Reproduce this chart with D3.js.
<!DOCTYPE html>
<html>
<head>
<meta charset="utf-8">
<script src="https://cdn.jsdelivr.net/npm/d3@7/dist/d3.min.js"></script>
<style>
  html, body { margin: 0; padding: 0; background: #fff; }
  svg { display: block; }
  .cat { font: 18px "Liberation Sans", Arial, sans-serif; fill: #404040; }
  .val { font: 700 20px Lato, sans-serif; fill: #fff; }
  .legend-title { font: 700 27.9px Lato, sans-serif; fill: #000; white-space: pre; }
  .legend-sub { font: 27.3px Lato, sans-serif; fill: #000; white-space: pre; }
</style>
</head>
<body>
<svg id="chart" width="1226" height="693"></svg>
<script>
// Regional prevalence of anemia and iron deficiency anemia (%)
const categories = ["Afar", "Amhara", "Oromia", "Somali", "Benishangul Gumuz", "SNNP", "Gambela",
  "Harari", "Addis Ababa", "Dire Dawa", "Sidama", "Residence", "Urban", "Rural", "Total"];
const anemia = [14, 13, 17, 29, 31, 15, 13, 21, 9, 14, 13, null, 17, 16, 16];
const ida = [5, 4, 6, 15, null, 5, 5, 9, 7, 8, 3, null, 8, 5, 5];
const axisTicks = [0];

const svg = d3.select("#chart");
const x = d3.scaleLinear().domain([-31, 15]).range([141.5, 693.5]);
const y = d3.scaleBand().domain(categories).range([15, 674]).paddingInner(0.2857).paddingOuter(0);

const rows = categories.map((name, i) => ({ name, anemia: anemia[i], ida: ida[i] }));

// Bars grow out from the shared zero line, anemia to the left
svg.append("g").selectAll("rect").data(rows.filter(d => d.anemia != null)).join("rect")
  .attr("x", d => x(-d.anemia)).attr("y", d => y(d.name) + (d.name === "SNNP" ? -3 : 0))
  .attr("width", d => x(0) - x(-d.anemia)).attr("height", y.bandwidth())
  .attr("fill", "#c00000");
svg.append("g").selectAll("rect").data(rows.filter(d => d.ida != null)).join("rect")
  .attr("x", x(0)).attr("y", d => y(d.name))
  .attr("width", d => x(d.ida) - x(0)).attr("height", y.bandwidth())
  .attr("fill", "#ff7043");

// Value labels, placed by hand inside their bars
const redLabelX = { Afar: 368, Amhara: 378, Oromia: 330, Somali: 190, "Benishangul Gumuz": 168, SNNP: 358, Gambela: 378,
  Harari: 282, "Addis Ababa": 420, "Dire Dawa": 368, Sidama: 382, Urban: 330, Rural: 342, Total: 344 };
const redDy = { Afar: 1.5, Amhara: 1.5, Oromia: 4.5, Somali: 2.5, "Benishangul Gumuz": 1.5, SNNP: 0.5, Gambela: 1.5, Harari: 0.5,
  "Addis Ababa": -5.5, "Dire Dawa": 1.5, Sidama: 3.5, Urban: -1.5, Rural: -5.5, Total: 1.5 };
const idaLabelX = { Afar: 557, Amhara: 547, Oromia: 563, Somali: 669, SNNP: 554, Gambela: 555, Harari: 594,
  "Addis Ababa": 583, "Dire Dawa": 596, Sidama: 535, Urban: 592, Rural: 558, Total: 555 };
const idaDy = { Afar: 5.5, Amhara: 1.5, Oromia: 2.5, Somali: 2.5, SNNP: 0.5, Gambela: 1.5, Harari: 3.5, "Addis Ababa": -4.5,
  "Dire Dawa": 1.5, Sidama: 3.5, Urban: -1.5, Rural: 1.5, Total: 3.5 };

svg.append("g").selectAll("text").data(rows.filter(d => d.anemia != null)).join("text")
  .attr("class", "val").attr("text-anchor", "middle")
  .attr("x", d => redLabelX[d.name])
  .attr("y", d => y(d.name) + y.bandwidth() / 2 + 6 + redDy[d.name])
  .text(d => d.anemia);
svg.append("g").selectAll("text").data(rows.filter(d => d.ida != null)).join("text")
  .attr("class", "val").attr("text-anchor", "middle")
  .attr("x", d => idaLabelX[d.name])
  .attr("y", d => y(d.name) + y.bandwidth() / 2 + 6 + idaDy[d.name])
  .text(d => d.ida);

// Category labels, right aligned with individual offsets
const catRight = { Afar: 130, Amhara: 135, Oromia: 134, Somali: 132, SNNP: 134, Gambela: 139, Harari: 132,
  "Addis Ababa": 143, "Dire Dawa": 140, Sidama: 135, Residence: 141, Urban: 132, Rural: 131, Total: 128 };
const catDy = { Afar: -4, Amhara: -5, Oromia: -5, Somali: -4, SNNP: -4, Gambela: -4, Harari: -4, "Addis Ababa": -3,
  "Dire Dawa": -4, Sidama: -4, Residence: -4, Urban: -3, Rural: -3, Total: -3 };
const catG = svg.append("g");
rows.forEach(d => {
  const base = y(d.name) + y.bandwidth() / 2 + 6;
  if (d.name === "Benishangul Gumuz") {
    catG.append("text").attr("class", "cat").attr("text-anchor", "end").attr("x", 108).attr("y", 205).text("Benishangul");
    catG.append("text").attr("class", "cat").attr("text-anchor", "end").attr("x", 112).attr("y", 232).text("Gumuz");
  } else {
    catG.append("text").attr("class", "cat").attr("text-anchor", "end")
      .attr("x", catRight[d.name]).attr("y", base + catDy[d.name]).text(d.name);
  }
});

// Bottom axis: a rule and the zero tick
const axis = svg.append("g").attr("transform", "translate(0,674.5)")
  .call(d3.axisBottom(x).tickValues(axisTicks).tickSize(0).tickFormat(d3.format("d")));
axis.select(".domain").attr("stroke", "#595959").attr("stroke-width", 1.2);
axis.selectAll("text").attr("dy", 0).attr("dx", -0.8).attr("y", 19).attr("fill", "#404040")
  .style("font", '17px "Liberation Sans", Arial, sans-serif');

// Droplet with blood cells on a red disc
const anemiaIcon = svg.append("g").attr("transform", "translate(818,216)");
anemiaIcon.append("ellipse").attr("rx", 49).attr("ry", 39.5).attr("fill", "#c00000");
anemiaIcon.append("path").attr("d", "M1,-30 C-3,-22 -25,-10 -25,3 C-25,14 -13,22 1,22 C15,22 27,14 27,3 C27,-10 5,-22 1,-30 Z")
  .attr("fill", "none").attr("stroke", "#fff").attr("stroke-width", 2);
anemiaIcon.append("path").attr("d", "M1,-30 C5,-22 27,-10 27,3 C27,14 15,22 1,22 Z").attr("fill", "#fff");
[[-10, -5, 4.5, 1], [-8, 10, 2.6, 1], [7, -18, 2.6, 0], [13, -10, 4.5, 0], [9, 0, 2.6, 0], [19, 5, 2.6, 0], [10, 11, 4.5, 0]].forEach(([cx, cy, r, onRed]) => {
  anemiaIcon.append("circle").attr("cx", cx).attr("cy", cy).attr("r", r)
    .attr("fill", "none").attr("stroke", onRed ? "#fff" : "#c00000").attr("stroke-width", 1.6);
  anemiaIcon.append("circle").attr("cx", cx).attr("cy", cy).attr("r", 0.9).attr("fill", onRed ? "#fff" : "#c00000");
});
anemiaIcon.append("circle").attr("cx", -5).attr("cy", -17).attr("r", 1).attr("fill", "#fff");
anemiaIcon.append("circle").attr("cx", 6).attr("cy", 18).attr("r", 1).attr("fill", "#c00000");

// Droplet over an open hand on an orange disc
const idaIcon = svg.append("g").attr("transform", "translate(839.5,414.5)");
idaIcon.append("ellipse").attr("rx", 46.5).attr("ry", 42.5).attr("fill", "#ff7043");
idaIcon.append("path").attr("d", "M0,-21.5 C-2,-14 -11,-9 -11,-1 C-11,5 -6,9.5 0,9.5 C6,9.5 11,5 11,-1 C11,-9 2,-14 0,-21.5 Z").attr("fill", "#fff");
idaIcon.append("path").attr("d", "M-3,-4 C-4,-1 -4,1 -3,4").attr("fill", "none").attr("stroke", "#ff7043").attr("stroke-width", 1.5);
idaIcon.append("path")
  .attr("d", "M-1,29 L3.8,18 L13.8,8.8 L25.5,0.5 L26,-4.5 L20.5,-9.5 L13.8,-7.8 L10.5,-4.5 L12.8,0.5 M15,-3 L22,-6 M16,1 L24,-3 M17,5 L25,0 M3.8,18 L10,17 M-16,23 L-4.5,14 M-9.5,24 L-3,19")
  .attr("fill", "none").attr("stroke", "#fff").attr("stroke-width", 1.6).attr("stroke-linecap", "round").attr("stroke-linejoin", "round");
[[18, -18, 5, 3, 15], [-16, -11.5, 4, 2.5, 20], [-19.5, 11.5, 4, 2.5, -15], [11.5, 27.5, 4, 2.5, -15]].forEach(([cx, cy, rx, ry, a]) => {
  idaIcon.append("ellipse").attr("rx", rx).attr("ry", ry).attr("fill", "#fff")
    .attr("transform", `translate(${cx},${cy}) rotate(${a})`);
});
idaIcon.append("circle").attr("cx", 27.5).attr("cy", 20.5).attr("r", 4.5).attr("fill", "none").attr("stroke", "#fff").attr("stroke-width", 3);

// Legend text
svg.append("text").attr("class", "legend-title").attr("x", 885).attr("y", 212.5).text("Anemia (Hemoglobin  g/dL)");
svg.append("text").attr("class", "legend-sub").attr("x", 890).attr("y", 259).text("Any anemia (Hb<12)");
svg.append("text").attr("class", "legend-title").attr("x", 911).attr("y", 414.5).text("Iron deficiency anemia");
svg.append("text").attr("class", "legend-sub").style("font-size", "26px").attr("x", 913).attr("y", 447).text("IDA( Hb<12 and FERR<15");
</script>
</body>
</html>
++++++++++++++++++++
Word for word, quote the lines of the material from the first line through the line with "const axisTicks = [0];", both ends included.

> [The answer]:
Reproduce this chart with D3.js.
<!DOCTYPE html>
<html>
<head>
<meta charset="utf-8">
<script src="https://cdn.jsdelivr.net/npm/d3@7/dist/d3.min.js"></script>
<style>
  html, body { margin: 0; padding: 0; background: #fff; }
  svg { display: block; }
  .cat { font: 18px "Liberation Sans", Arial, sans-serif; fill: #404040; }
  .val { font: 700 20px Lato, sans-serif; fill: #fff; }
  .legend-title { font: 700 27.9px Lato, sans-serif; fill: #000; white-space: pre; }
  .legend-sub { font: 27.3px Lato, sans-serif; fill: #000; white-space: pre; }
</style>
</head>
<body>
<svg id="chart" width="1226" height="693"></svg>
<script>
// Regional prevalence of anemia and iron deficiency anemia (%)
const categories = ["Afar", "Amhara", "Oromia", "Somali", "Benishangul Gumuz", "SNNP", "Gambela",
  "Harari", "Addis Ababa", "Dire Dawa", "Sidama", "Residence", "Urban", "Rural", "Total"];
const anemia = [14, 13, 17, 29, 31, 15, 13, 21, 9, 14, 13, null, 17, 16, 16];
const ida = [5, 4, 6, 15, null, 5, 5, 9, 7, 8, 3, null, 8, 5, 5];
const axisTicks = [0];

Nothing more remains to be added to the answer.